*EXERCISE AIM*:
Output exactly, and only, the stretch of lines beginning at the line with "Recreate this image" and ending at the last line of the listing below. Drop the pictures.

## START GIVEN DATA

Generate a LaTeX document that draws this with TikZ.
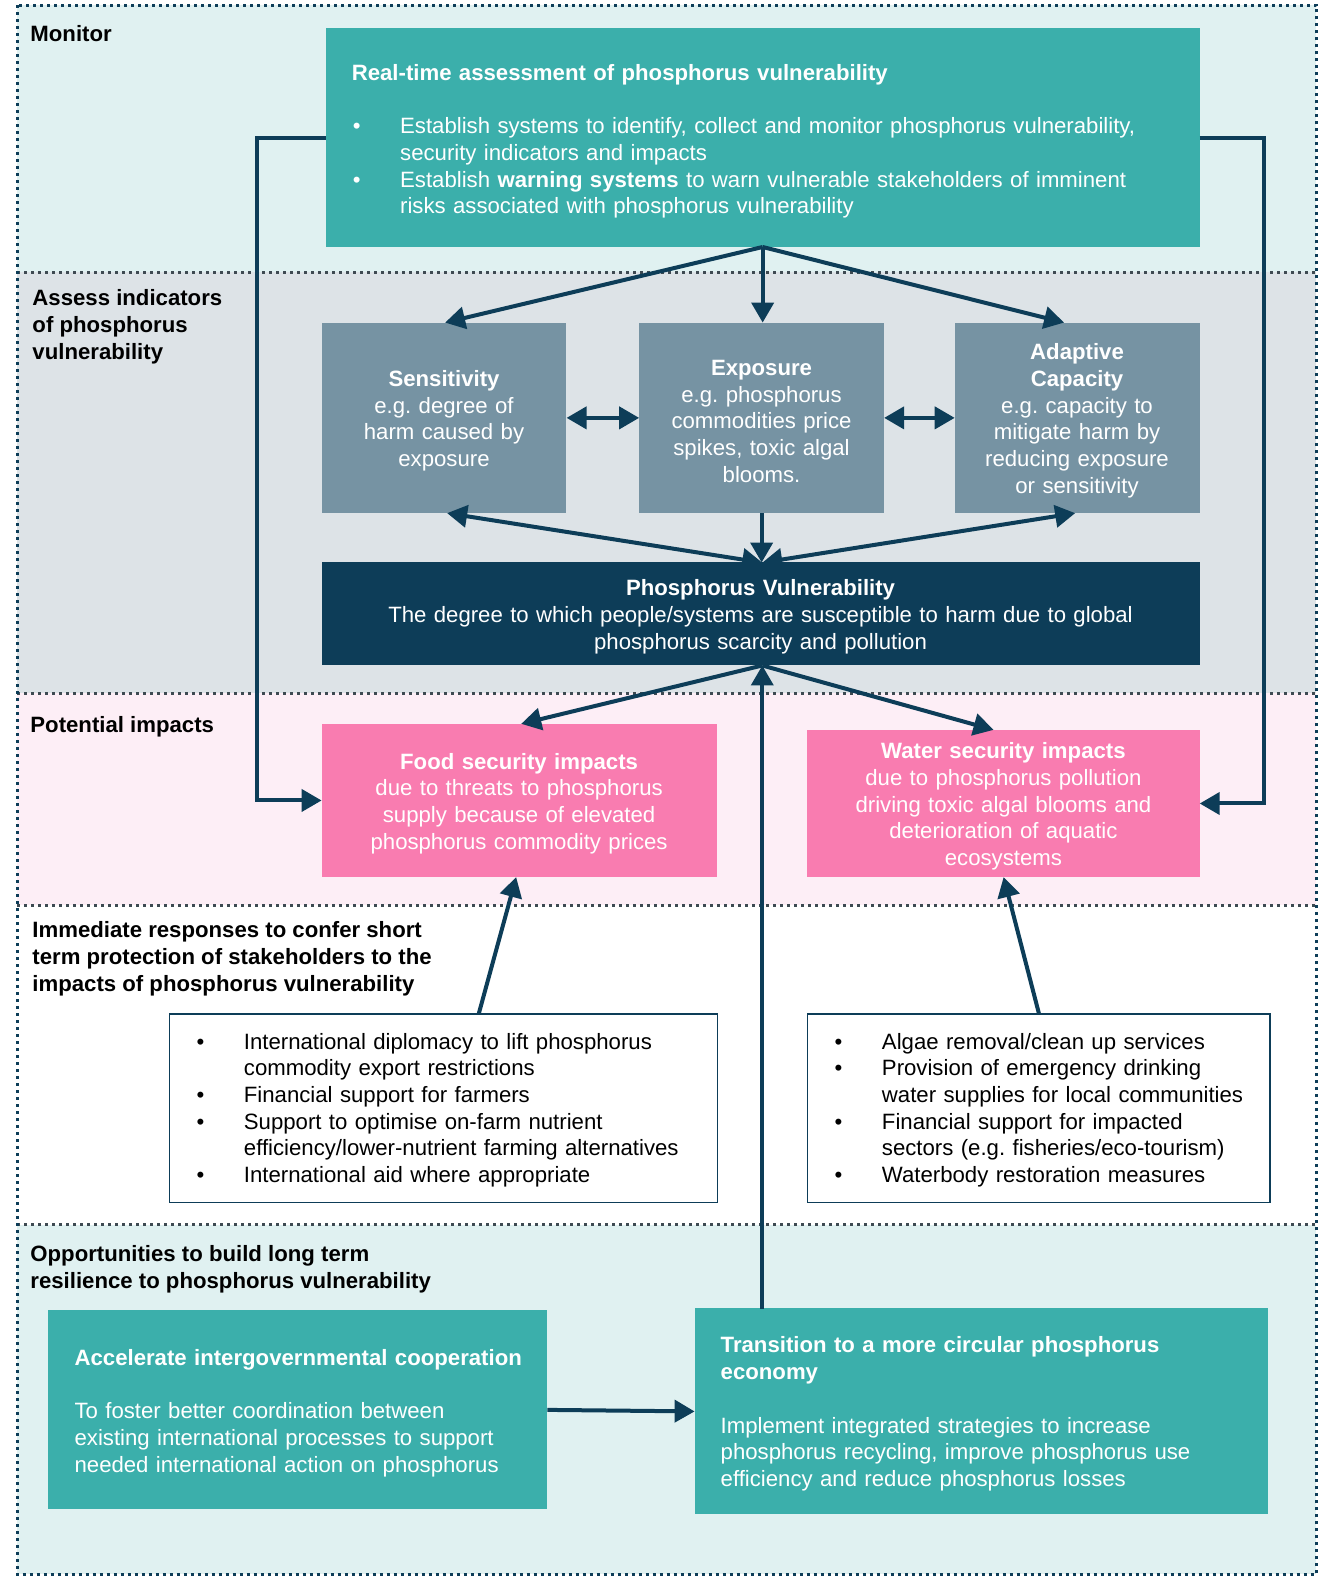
\documentclass[tikz,border=0pt]{standalone}
\usepackage{fontspec}
\setmainfont{Liberation Sans}
\usetikzlibrary{arrows.meta,calc}
\frenchspacing
\definecolor{cTeal}{HTML}{3BAFAB}
\definecolor{cBgCyan}{HTML}{E0F1F1}
\definecolor{cBgGray}{HTML}{DDE3E7}
\definecolor{cBgPink}{HTML}{FDEEF6}
\definecolor{cSlate}{HTML}{7693A3}
\definecolor{cNavy}{HTML}{0D3D58}
\definecolor{cPink}{HTML}{F97CB0}
\definecolor{cSep}{HTML}{3E4A52}
\newcommand{\bul}[1]{\par\noindent\makebox[48pt][l]{\hspace{1pt}•}\mbox{#1}}
\newcommand{\cont}[1]{\par\noindent\hspace*{48pt}\mbox{#1}}
\newcommand{\plainline}[1]{\par\noindent\mbox{#1}}
\newcommand{\topstrut}{\rule{0pt}{22pt}}
\begin{document}
\begin{tikzpicture}[x=1pt,y=-1pt,scale=1.008,every node/.append style={transform shape},
  txt/.style={font=\fontsize{22}{26.5}\selectfont\frenchspacing},
  band/.style={font=\fontsize{22}{26.5}\selectfont\bfseries,text=black,inner sep=0pt,align=left},
  boxbase/.style={txt,inner sep=0pt,outer sep=0pt,text=white},
  tealbox/.style={boxbase,fill=cTeal,align=left},
  slatebox/.style={boxbase,fill=cSlate,align=center,minimum width=243pt,minimum height=189pt,text width=235pt},
  pinkbox/.style={boxbase,fill=cPink,align=center},
  respbox/.style={txt,draw=cNavy,line width=1.6pt,fill=white,text=black,inner sep=0pt,align=left},
  arr/.style={draw=cNavy,line width=4pt,-{Triangle[length=20pt,width=22pt]}},
  darr/.style={draw=cNavy,line width=4pt,{Triangle[length=20pt,width=22pt]}-{Triangle[length=20pt,width=22pt]}},
  frameline/.style={draw=cNavy,line width=3pt,dash pattern=on 3pt off 4pt},
  sepline/.style={draw=cSep,line width=3pt,dash pattern=on 3pt off 4pt}
]
\useasboundingbox (0,0) rectangle (1314.5,1568.5);
\fill[white] (0,0) rectangle (1314.5,1568.5);
% bands
\fill[cBgCyan] (17,5) rectangle (1306,270);
\fill[cBgGray] (17,270) rectangle (1306,688);
\fill[cBgPink] (17,688) rectangle (1306,898);
\fill[white] (17,898) rectangle (1306,1215);
\fill[cBgCyan] (17,1215) rectangle (1306,1562);
\draw[sepline] (17,270) -- (1306,270);
\draw[sepline] (17,688) -- (1306,688);
\draw[sepline] (17,898) -- (1306,898);
\draw[sepline] (17,1215) -- (1306,1215);
\draw[frameline] (17,5) rectangle (1306,1562);

% band labels
\node[band,anchor=west] (lmon) at (30,33.5) {Monitor};
\node[band,anchor=west] (lass) at (32,324) {Assess indicators\\of phosphorus\\vulnerability};
\node[band,anchor=west] (lpot) at (30,721) {Potential impacts};
\node[band,anchor=west] (limm) at (32,951) {Immediate responses to confer short\\term protection of stakeholders to the\\impacts of phosphorus vulnerability};
\node[band,anchor=west] (lopp) at (30,1259) {Opportunities to build long term\\resilience to phosphorus vulnerability};

% monitor box
\node[tealbox,minimum width=867pt,minimum height=217pt,text width=815pt] (rt) at (756.5,136.5)
{\vspace*{-3pt}\plainline{\textbf{Real-time assessment of phosphorus vulnerability}}\par\vspace{26.5pt}%
\bul{Establish systems to identify, collect and monitor phosphorus vulnerability,}%
\cont{security indicators and impacts}%
\bul{Establish \textbf{warning systems} to warn vulnerable stakeholders of imminent}%
\cont{risks associated with phosphorus vulnerability}};

% indicator boxes
\node[slatebox] (sens) at (440.5,414.5) {\topstrut\textbf{Sensitivity}\\e.g. degree of\\harm caused by\\exposure};
\node[slatebox] (expo) at (755.5,414.5) {\topstrut\textbf{Exposure}\\e.g. phosphorus\\commodities price\\spikes, toxic algal\\blooms.};
\node[slatebox] (adap) at (1068.5,414.5) {\topstrut\textbf{Adaptive}\\\textbf{Capacity}\\e.g. capacity to\\mitigate harm by\\reducing exposure\\or sensitivity};

% PV box
\node[boxbase,fill=cNavy,align=center,minimum width=871pt,minimum height=102pt,text width=860pt] (pv) at (754.5,609)
{\topstrut\textbf{Phosphorus Vulnerability}\\The degree to which people/systems are susceptible to harm due to global\\phosphorus scarcity and pollution};

% impacts
\node[pinkbox,minimum width=392pt,minimum height=152pt,text width=385pt] (food) at (515,794)
{\topstrut\textbf{Food security impacts}\\due to threats to phosphorus\\supply because of elevated\\phosphorus commodity prices};
\node[pinkbox,minimum width=389pt,minimum height=146pt,text width=385pt] (water) at (995.5,797)
{\topstrut\textbf{Water security impacts}\\due to phosphorus pollution\\driving toxic algal blooms and\\deterioration of aquatic\\ecosystems};

% responses
\node[respbox,minimum width=544pt,minimum height=187pt,text width=492pt] (resp1) at (440,1099.5)
{\vspace*{-7pt}\bul{International diplomacy to lift phosphorus}%
\cont{commodity export restrictions}%
\bul{Financial support for farmers}%
\bul{Support to optimise on-farm nutrient}%
\cont{efficiency/lower-nutrient farming alternatives}%
\bul{International aid where appropriate}};
\node[respbox,minimum width=459pt,minimum height=187pt,text width=407pt] (resp2) at (1030.5,1099.5)
{\vspace*{-7pt}\bul{Algae removal/clean up services}%
\bul{Provision of emergency drinking}%
\cont{water supplies for local communities}%
\bul{Financial support for impacted}%
\cont{sectors (e.g. fisheries/eco-tourism)}%
\bul{Waterbody restoration measures}};

% opportunities
\node[tealbox,minimum width=495pt,minimum height=197pt,text width=443pt] (acc) at (295.5,1398.5)
{\vspace*{-4pt}\plainline{\textbf{Accelerate intergovernmental cooperation}}\par\vspace{26.5pt}%
\plainline{To foster better coordination between}%
\plainline{existing international processes to support}%
\plainline{needed international action on phosphorus}};
\node[tealbox,minimum width=569pt,minimum height=204pt,text width=517pt] (trans) at (973.5,1400)
{\vspace*{-5pt}\plainline{\textbf{Transition to a more circular phosphorus}}%
\plainline{\textbf{economy}}\par\vspace{26.5pt}%
\plainline{Implement integrated strategies to increase}%
\plainline{phosphorus recycling, improve phosphorus use}%
\plainline{efficiency and reduce phosphorus losses}};

% connectors
\coordinate (pvtop) at ($(pv.north)+(1.5,0)$);
\coordinate (pvbot) at ($(pv.south)+(1.5,0)$);
\draw[arr] (rt.west) -- ++(-68,0) |- (food.west);
\draw[arr] (rt.east) -- ++(64,0) |- (water.east);
\draw[arr] (rt.south) -- ($(sens.north)+(1,0)$);
\draw[arr] (rt.south) -- (rt.south |- expo.north);
\draw[arr] (rt.south) -- ($(adap.north)+(-13,0)$);
\draw[darr] (sens.east) -- (expo.west);
\draw[darr] (expo.east) -- (adap.west);
\draw[darr] ($(sens.south)+(3,0)$) -- (pvtop);
\draw[darr] ($(adap.south)+(-2,0)$) -- (pvtop);
\draw[arr] (expo.south) -- (expo.south |- pv.north);
\draw[arr] (pvbot) -- ($(food.north)+(2,0)$);
\draw[arr] (pvbot) -- ($(water.north)+(-10,0)$);
\draw[arr] ($(resp1.north)+(35,0)$) -- ($(food.south)+(-3,0)$);
\draw[arr] (resp2.north) -- (water.south);
\draw[arr] (pvbot |- trans.north) -- (pvbot);
\draw[arr] (acc.east) -- (trans.west);
\end{tikzpicture}
\end{document}
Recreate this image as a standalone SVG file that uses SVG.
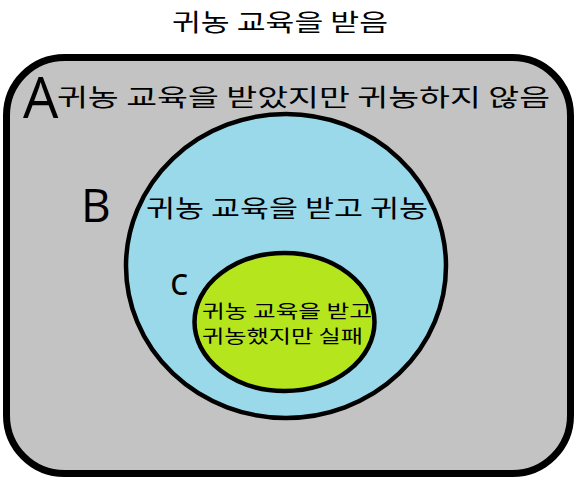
<svg xmlns="http://www.w3.org/2000/svg" width="578" height="481" viewBox="0 0 578 481">
<style>
.t{font-family:"Noto Sans CJK KR","Noto Sans",sans-serif;fill:#000}
.l{font-family:"Open Sans","DejaVu Sans",sans-serif;fill:#000}
.s{stroke:#000;stroke-width:4.5}
</style>
<rect width="578" height="481" fill="#fff"/>
<text class="t" x="280" y="31" font-size="24" text-anchor="middle" textLength="216" lengthAdjust="spacingAndGlyphs">귀농 교육을 받음</text>
<g id="A">
<rect x="6.5" y="57.5" width="564" height="416" rx="58" fill="#c3c3c3" stroke="#000" stroke-width="7"/>
<text class="l" x="23" y="118" font-size="56">A</text>
<text class="t" x="57" y="106" font-size="24" textLength="493" lengthAdjust="spacingAndGlyphs">귀농 교육을 받았지만 귀농하지 않음</text>
</g>
<g id="B">
<ellipse class="s" cx="286" cy="266" rx="160" ry="152" fill="#99d9ea"/>
<text class="l" x="81" y="222" font-size="46">B</text>
<text class="t" x="146" y="217" font-size="24" textLength="282" lengthAdjust="spacingAndGlyphs">귀농 교육을 받고 귀농</text>
</g>
<g id="C">
<ellipse class="s" cx="284.5" cy="322" rx="90" ry="69" fill="#b5e61d"/>
<text class="l" x="170" y="295" font-size="38">c</text>
<text class="t" x="202" y="318" font-size="18.5" textLength="170" lengthAdjust="spacingAndGlyphs">귀농 교육을 받고</text>
<text class="t" x="202" y="343" font-size="18.5" textLength="161" lengthAdjust="spacingAndGlyphs">귀농했지만 실패</text>
</g>
<g id="connectors"/>
</svg>
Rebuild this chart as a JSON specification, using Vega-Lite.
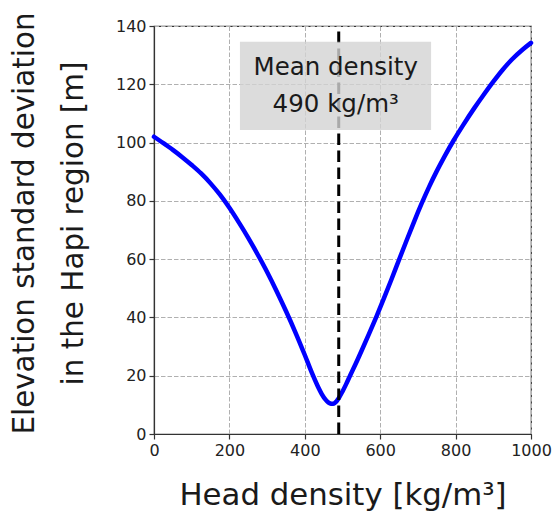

## END GIVEN DATA

*RESPONSE TO THIS TASK*:
Recreate this image as a standalone SVG file that uses SVG.
<svg xmlns="http://www.w3.org/2000/svg" width="578" height="481" viewBox="0 0 578 481">
<style>
.t{font-family:"Noto Sans CJK KR","Noto Sans",sans-serif;fill:#000}
.l{font-family:"Open Sans","DejaVu Sans",sans-serif;fill:#000}
.s{stroke:#000;stroke-width:4.5}
</style>
<rect width="578" height="481" fill="#fff"/>
<text class="t" x="280" y="31" font-size="24" text-anchor="middle" textLength="216" lengthAdjust="spacingAndGlyphs">귀농 교육을 받음</text>
<g id="A">
<rect x="6.5" y="57.5" width="564" height="416" rx="58" fill="#c3c3c3" stroke="#000" stroke-width="7"/>
<text class="l" x="23" y="118" font-size="56">A</text>
<text class="t" x="57" y="106" font-size="24" textLength="493" lengthAdjust="spacingAndGlyphs">귀농 교육을 받았지만 귀농하지 않음</text>
</g>
<g id="B">
<ellipse class="s" cx="286" cy="266" rx="160" ry="152" fill="#99d9ea"/>
<text class="l" x="81" y="222" font-size="46">B</text>
<text class="t" x="146" y="217" font-size="24" textLength="282" lengthAdjust="spacingAndGlyphs">귀농 교육을 받고 귀농</text>
</g>
<g id="C">
<ellipse class="s" cx="284.5" cy="322" rx="90" ry="69" fill="#b5e61d"/>
<text class="l" x="170" y="295" font-size="38">c</text>
<text class="t" x="202" y="318" font-size="18.5" textLength="170" lengthAdjust="spacingAndGlyphs">귀농 교육을 받고</text>
<text class="t" x="202" y="343" font-size="18.5" textLength="161" lengthAdjust="spacingAndGlyphs">귀농했지만 실패</text>
</g>
<g id="connectors"/>
</svg>
Rebuild this chart as a JSON specification, using Vega-Lite.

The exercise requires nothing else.